Daily Scrum is a sprint planning in the small. You replan the sprint every day. @ James Coplien
It’s the team coming together and saying, “We have a problem here. How are we going to fix This? How are we going to change? How are we doing things in order to achieve sprint goal?
When each team-member work on individual PBI, daily Scrum inherently becomes very mechanical status update with no almost no collaboration. Even if Scrum Master intends to just facilitate and move aside, still it remains status update :-).
In such teams, it’s difficult to find the avenues of self-organization.
Command and Control Organisational Culture
In some orgs, management still feels the need to force roles along with thick boundaries of what they can and can’t work on around those roles.
The BA shall do only BA work, QA shall do only QA work and the devs shall only do dev work. Heaven forbids if the BA does QA work or vice versa, heads will roll.
There is no hope for the team to become self-organizing in this environment.
No Autonomy or No Trust in the Team
With some Scrum Masters coming from the traditional background, when I discuss providing autonomy to the team, instead of looking at positives, they immediately wear the devil’s hat.
“What if a team takes undue advantages of autonomy”, “I don’t think they will be able to deliver in this way”, “In true Agile, we could probably do that but we are living in a real environment where it may not be possible” are some of the knee-jerk reactions.
In such situations, I counter with something like, “Let’s at least try to see it at least for a week. If it’s doesn’t work, moving back to square one is not a big deal”. In some cases, these SMs relent and sometimes they don’t.

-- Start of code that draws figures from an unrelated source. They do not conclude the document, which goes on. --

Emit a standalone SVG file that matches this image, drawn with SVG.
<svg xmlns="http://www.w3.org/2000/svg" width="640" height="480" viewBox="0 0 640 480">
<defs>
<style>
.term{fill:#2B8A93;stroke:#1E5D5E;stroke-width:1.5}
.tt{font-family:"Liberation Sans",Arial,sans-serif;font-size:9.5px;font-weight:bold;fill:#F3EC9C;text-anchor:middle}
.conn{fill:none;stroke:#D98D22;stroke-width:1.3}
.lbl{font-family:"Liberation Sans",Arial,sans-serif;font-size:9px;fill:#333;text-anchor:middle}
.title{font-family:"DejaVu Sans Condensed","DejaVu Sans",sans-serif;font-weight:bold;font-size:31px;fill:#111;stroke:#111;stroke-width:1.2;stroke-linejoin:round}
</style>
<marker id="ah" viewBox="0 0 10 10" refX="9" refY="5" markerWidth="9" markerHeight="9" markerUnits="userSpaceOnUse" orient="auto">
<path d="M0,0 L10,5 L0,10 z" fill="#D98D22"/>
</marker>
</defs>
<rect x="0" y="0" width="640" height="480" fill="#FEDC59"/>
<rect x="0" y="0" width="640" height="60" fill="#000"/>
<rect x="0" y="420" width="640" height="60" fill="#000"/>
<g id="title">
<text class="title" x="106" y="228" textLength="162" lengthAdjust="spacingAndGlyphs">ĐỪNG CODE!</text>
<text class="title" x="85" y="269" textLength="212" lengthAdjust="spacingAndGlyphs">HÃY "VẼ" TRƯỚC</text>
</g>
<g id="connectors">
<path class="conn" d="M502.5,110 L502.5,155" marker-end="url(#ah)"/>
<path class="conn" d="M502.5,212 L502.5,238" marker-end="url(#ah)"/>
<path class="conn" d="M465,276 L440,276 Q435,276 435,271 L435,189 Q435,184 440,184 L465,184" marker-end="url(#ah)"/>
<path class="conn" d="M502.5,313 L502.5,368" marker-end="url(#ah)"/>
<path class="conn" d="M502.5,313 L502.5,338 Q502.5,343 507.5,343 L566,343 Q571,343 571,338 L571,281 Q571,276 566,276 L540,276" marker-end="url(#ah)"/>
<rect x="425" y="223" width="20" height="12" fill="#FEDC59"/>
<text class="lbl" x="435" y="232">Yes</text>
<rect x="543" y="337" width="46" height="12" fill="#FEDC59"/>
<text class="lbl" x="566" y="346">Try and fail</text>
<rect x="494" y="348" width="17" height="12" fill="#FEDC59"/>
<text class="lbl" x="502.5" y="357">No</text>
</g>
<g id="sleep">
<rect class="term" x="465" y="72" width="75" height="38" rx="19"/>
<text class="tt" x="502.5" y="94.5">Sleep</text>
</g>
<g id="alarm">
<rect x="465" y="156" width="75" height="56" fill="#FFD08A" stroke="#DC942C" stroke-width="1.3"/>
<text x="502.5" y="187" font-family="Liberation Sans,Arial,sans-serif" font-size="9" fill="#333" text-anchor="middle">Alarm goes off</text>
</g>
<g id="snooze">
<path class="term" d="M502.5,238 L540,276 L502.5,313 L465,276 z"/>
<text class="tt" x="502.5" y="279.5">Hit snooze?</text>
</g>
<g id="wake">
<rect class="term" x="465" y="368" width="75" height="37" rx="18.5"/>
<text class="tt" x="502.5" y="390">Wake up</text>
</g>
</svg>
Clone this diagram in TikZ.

In such orgs, Scrum training is mostly for the teams but not for leadership. Such executives lack the understanding of Scrum. They also don’t understand what their role is in implementing Agile.
Such executives, coming from the traditional background, never seem to trust in the team.
Hierarchical Mindset
In some of the hierarchical cultures, people are conditioned to follow commands from the very beginning of their life. Someone tells them what to do and they just follow the instructions.
In such cases, when someone says, “Team, please self-organize”, the first reaction is not knowing what to do with a clean slate. Also, they are not very sure if the change is for real and permanent.
Can they really open up and make mistakes and learn or those mistakes will be remembered as part of the annual appraisal are some of the apprehensions.
So if an organization really wants to do this, it has to show the commitment to consistent implementation.
mark l chaves says
Hi Shrikant,
I commend you for doing a great job of capturing a lot of the major blockers with self-organising teams. I especially agree with you point regarding what Agile sees as a strength e.g., pair programming, traditionalists see as a weakness. This is unfortunate.
There are three things I’d like to add.
1) Power distance must be next to nothing
Since moving to and working in SE Asia, I feel one of the biggest cultural barriers is the power distance. For example, I managed a team of seven folks all from Bali. I worked for two years on deprogramming their power distance mentality. After two years, only two team members “got-it”. It took two years to develop trust in the team at a level where they can tell their boss (me) that the boss did a crappy job.
2) Humility must keep the ego in check
In over 20 years of working in corporate America as a development manager, I have run into only two leaders with a healthy level of humility. How can one genuinely lead, learn, and grow without this essential trait/skill?
3) Introverts are over-looked
I’m a team player, but I’m also an introvert. Team rah-rah events scare the crap out of me i.e., traditional team outings have a reverse effect for me. I think most leaders and teams don’t get this. Group think can be very dangerous as history shows. Introverts should be respected and consulted more. As an introvert, I value and enjoy pair programming. However, group code reviews and sprint reviews can be devastating to introverts. And, guess what, my top developers and engineers were all introverts. 😉
Thanks again for this informative article.